Undefined function or variable 'funR'.

This works when it's run in a function file but not when run in a script. This is because Matlab does read those differently.

My expected result from this MWE is:

[0, 1, 2, 3, 4, 5]

How to do this right?

The goal is to have funR defined as inline function, therefore a two or more line solution is not what I want. Please ignore if this or the MWE makes any sense, that is not the point of this question.


Solution

  • You cannot do this as the the functions and variables used inside of the anonymous function must be defined at the time of creation rather than the time of execution and the anonymous function itself isn't defined until after assignment.

    The correct approach to writing a recursive anonymous function is to provide a second input to your anonymous function which is the anonymous function itself such that the anonymous function can call itself using that function handle.

    funR = @(x, funR) [x(1) funR(x(2:end), funR)];
    funR(0:5, funR)
    

    This won't work for you because you need to stop the iteration at some point. There is a great series of articles on functional programming with anonymous functions written by Loren at the Mathworks that covers this. Borrowing from that article, we can use the iif anonymous function to allow our anonymous function to properly terminate when it hits the end of the array.
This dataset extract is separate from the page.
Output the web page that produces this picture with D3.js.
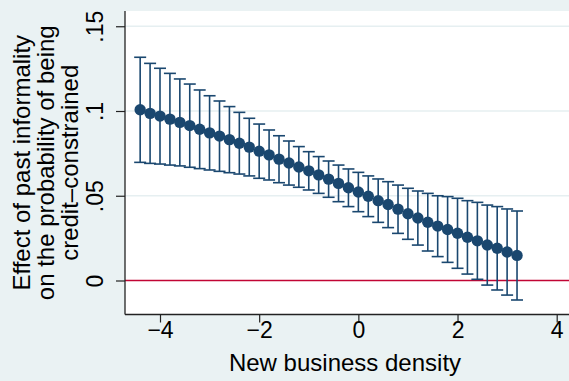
<!DOCTYPE html>
<html>
<head>
<meta charset="utf-8">
<script src="https://cdn.jsdelivr.net/npm/d3@7"></script>
<style>
  html, body { margin: 0; padding: 0; background: #eaf2f3; }
  svg { display: block; }
  text { font-family: "Liberation Sans", Arial, Helvetica, sans-serif; fill: #000; }
</style>
</head>
<body>
<svg id="chart" width="569" height="381"></svg>
<script>
// ---- data ----
const density = [-4.4,-4.2,-4.0,-3.8,-3.6,-3.4,-3.2,-3.0,-2.8,-2.6,-2.4,-2.2,-2.0,-1.8,-1.6,-1.4,-1.2,-1.0,-0.8,-0.6,
                 -0.4,-0.2,0.0,0.2,0.4,0.6,0.8,1.0,1.2,1.4,1.6,1.8,2.0,2.2,2.4,2.6,2.8,3.0,3.2];
const effect = [0.1007,0.0986,0.0970,0.0952,0.0933,0.0914,0.0892,0.0871,0.0852,0.0831,0.0810,0.0787,0.0763,0.0741,
                0.0716,0.0693,0.0670,0.0647,0.0623,0.0598,0.0573,0.0547,0.0522,0.0497,0.0471,0.0448,0.0421,0.0394,
                0.0369,0.0344,0.0321,0.0301,0.0279,0.0255,0.0234,0.0209,0.0190,0.0168,0.0148];
const upper = [0.1317,0.1281,0.1252,0.1222,0.1189,0.1159,0.1124,0.1090,0.1059,0.1026,0.0992,0.0957,0.0923,0.0888,
               0.0854,0.0823,0.0790,0.0760,0.0731,0.0705,0.0681,0.0658,0.0638,0.0617,0.0599,0.0583,0.0563,0.0544,
               0.0528,0.0514,0.0500,0.0495,0.0485,0.0471,0.0461,0.0445,0.0436,0.0422,0.0410];
const lower = [0.0697,0.0691,0.0687,0.0681,0.0676,0.0668,0.0660,0.0652,0.0644,0.0636,0.0628,0.0617,0.0603,0.0593,
               0.0577,0.0563,0.0550,0.0534,0.0514,0.0491,0.0465,0.0436,0.0406,0.0377,0.0343,0.0312,0.0278,0.0243,
               0.0209,0.0174,0.0141,0.0107,0.0072,0.0038,0.0007,-0.0027,-0.0056,-0.0086,-0.0115];
const xTicks = [-4, -2, 0, 2, 4];
const yTicks = [0, 0.05, 0.1, 0.15];
const yTickLabels = ["0", ".05", ".1", ".15"];
const xTitle = "New business density";
const yTitle = ["Effect of past informality", "on the probability of being", "credit\u2013constrained"];

const points = density.map((d, i) => ({x: d, y: effect[i], lo: lower[i], hi: upper[i]}));

// ---- layout ----
const svg = d3.select("#chart");
const W = 569, H = 381;
const plot = {left: 125, right: 569, top: 11, bottom: 314.5};
const navy = "#1a476f";

const x = d3.scaleLinear().domain([-4, 4]).range([160, 556.7]);
const y = d3.scaleLinear().domain([0, 0.15]).range([280.5, 26.25]);

svg.append("rect").attr("width", W).attr("height", H).attr("fill", "#eaf2f3");
svg.append("rect")
  .attr("x", plot.left).attr("y", plot.top)
  .attr("width", plot.right - plot.left).attr("height", plot.bottom - plot.top)
  .attr("fill", "#ffffff");

// gridlines
svg.append("g").selectAll("line").data(yTicks.filter(t => t > 0)).join("line")
  .attr("x1", plot.left).attr("x2", plot.right)
  .attr("y1", d => y(d)).attr("y2", d => y(d))
  .attr("stroke", "#e6eff1").attr("stroke-width", 1.5);

// zero reference line
svg.append("line")
  .attr("x1", plot.left).attr("x2", plot.right)
  .attr("y1", y(0)).attr("y2", y(0))
  .attr("stroke", "#c10534").attr("stroke-width", 1.6);

// error bars
const eb = svg.append("g").attr("stroke", navy).attr("stroke-width", 1.6).attr("fill", "none");
eb.selectAll("line.v").data(points).join("line").attr("class", "v")
  .attr("x1", d => x(d.x)).attr("x2", d => x(d.x))
  .attr("y1", d => y(d.lo)).attr("y2", d => y(d.hi));
eb.selectAll("line.ch").data(points).join("line").attr("class", "ch")
  .attr("x1", d => x(d.x) - 6).attr("x2", d => x(d.x) + 6)
  .attr("y1", d => y(d.hi)).attr("y2", d => y(d.hi));
eb.selectAll("line.cl").data(points).join("line").attr("class", "cl")
  .attr("x1", d => x(d.x) - 6).attr("x2", d => x(d.x) + 6)
  .attr("y1", d => y(d.lo)).attr("y2", d => y(d.lo));

// markers
svg.append("g").selectAll("circle").data(points).join("circle")
  .attr("cx", d => x(d.x)).attr("cy", d => y(d.y)).attr("r", 5.7)
  .attr("fill", navy);

// axes
const axisColor = "#222";
const yAxis = d3.axisLeft(y).tickValues(yTicks).tickSize(9).tickFormat((d, i) => yTickLabels[i]);
const gy = svg.append("g").attr("transform", `translate(${plot.left},0)`).call(yAxis);
gy.select(".domain").remove();
gy.selectAll(".tick line").attr("stroke", axisColor).attr("stroke-width", 1.2);
gy.selectAll(".tick text")
  .attr("x", null).attr("dy", null)
  .attr("transform", "translate(-22,0) rotate(-90)")
  .attr("text-anchor", "middle")
  .style("font-size", "23px");
svg.append("line")
  .attr("x1", plot.left).attr("x2", plot.left)
  .attr("y1", plot.top).attr("y2", plot.bottom)
  .attr("stroke", axisColor).attr("stroke-width", 1.3);

const xAxis = d3.axisBottom(x).tickValues(xTicks).tickSize(8)
  .tickFormat(d => d < 0 ? "\u2212" + Math.abs(d) : String(d));
const gx = svg.append("g").attr("transform", `translate(0,${plot.bottom})`).call(xAxis);
gx.select(".domain").remove();
gx.selectAll(".tick line").attr("stroke", axisColor).attr("stroke-width", 1.2);
gx.selectAll(".tick text")
  .attr("y", 23.5).attr("dy", null)
  .style("font-size", "23px");
svg.append("line")
  .attr("x1", plot.left).attr("x2", plot.right)
  .attr("y1", plot.bottom).attr("y2", plot.bottom)
  .attr("stroke", axisColor).attr("stroke-width", 1.3);

// titles
svg.append("text")
  .attr("x", (plot.left + plot.right) / 2 - 2).attr("y", 371)
  .attr("text-anchor", "middle").style("font-size", "24px")
  .text(xTitle);

const yc = (plot.top + plot.bottom) / 2;
const yt = svg.append("text")
  .attr("transform", `translate(30,${yc}) rotate(-90)`)
  .attr("text-anchor", "middle").style("font-size", "24px");
yTitle.forEach((line, i) => {
  yt.append("tspan").attr("x", 0).attr("y", i * 24).text(line);
});
</script>
</body>
</html>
    % From the article linked above
    iif = @(varargin) varargin{2 * find([varargin{1:2:end}], 1, 'first')}();
    
    % Recurse as long as there is more than one element in x 
    funR = @(x,funR)iif(numel(x) > 1,   @()[x(1), funR(x(2:end), funR)], ...
                        true,            x);
    
    funR(0:5, funR)
    

    All of this aside, from a performance perspective this is likely going to yield poor results. There is likely a vectorized way of approaching this problem that doesn't require recursive anonymous functions.